Even before the December 26th earthquake in Bam, which measured 6.8 on the Richter scale and killed more than 30,000, seismologists had warned a strong earthquake in Tehran would be catastrophic for the city of 12 million people.

Prof Bahram Akasheh of Tehran university has said a quake of similar magnitude of that in Bam would kill over 700,000 people. The professor of geophysics said government buildings would be destroyed, leaving the state powerless to respond.

Prof Akasheh has written to President Mohammad Khatami to propose moving the capital to the central city of Isfahan, which was the country's capital in the late 16th century. The capital was moved to Tehran in 1788.

Government officials have acknowledged in recent days that building codes in Tehran and other Iranian cities have not been adequately enforced - meaning that most buildings were vulnerable to earthquakes.

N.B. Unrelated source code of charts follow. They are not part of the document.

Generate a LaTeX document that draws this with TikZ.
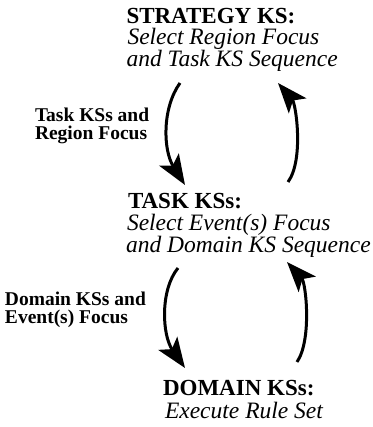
\documentclass[tikz,border=0pt]{standalone}
\usepackage{fontspec}
\setmainfont{Liberation Serif}
\usetikzlibrary{arrows.meta}
\begin{document}
\begin{tikzpicture}[x=1pt,y=-1pt,
  every node/.style={inner sep=0pt,outer sep=0pt,anchor=base west},
  head/.style={font=\fontsize{23}{25}\selectfont\bfseries,text depth=0pt},
  sub/.style={font=\fontsize{23.5}{25}\selectfont\itshape,text height=15.5pt,text depth=4.5pt},
  lab/.style={font=\fontsize{19.5}{21}\selectfont\bfseries,text height=13pt,text depth=4pt},
  flow/.style={line width=3pt,-{Stealth[length=30pt,width=23pt,inset=7pt]}}]
\useasboundingbox (0,0) rectangle (372,427);
% strategy block
\node[head] (s1) at (126.5,23.5) {STRATEGY KS:};
\node[sub]  (s2) at (127.5,44.5) {Select Region Focus};
\node[sub]  (s3) at (126.5,66.5) {and Task KS Sequence};
% task block
\node[head] (t1) at (128,208.3) {TASK KSs:};
\node[sub]  (t2) at (127,230) {Select Event(s) Focus};
\node[sub]  (t3) at (126,252.5) {and Domain KS Sequence};
% domain block
\node[head] (d1) at (163,395) {DOMAIN KSs:};
\node[sub]  (d2) at (165,418) {Execute Rule Set};
% labels
\node[lab] (l1a) at (35,121.5) {Task KSs and};
\node[lab] (l1b) at (35,140) {Region Focus};
\node[lab] (l2a) at (5,305) {Domain KSs and};
\node[lab] (l2b) at (5,323) {Event(s) Focus};
% arrows
\draw[flow] ([shift={(53.5,16.5)}]s3.base west) .. controls +(-18,25) and +(-22,-35) .. ([shift={(57,-23.3)}]t1.base west);
\draw[flow] ([shift={(160,-26.3)}]t1.base west) .. controls +(16,-22) and +(18,21) .. ([shift={(151.5,16.5)}]s3.base west);
\draw[flow] ([shift={(52,15.5)}]t3.base west) .. controls +(-18,22) and +(-23,-33) .. ([shift={(22,-27)}]d1.base west);
\draw[flow] ([shift={(134,-33)}]d1.base west) .. controls +(15,-22) and +(19,21) .. ([shift={(161,9.5)}]t3.base west);
\end{tikzpicture}
\end{document}
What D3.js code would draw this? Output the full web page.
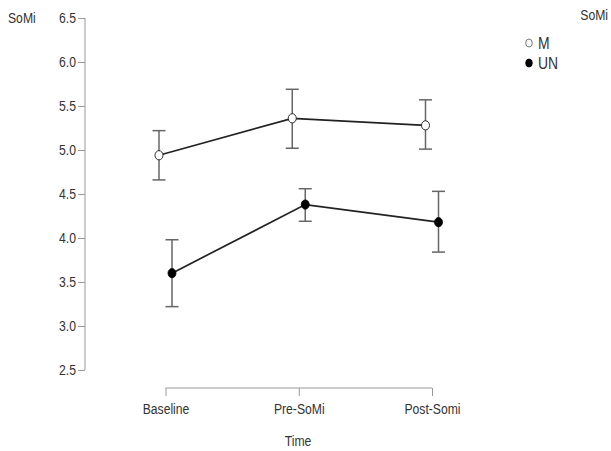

Mr Ramazanzadeh said some efforts had been made to make Tehran less of an earthquake risk, but much more needed to be done. "The government's latest move was securing Tehran's natural gas pipeline network. But we still have a long way to go to make Tehran a safe place to live".

Tehran was last hit by a major earthquake in 1830, but seismologists say a major fault line is located along the base of the Alborz mountains in the north of the capital. Numerous small tremors jolt the city each year.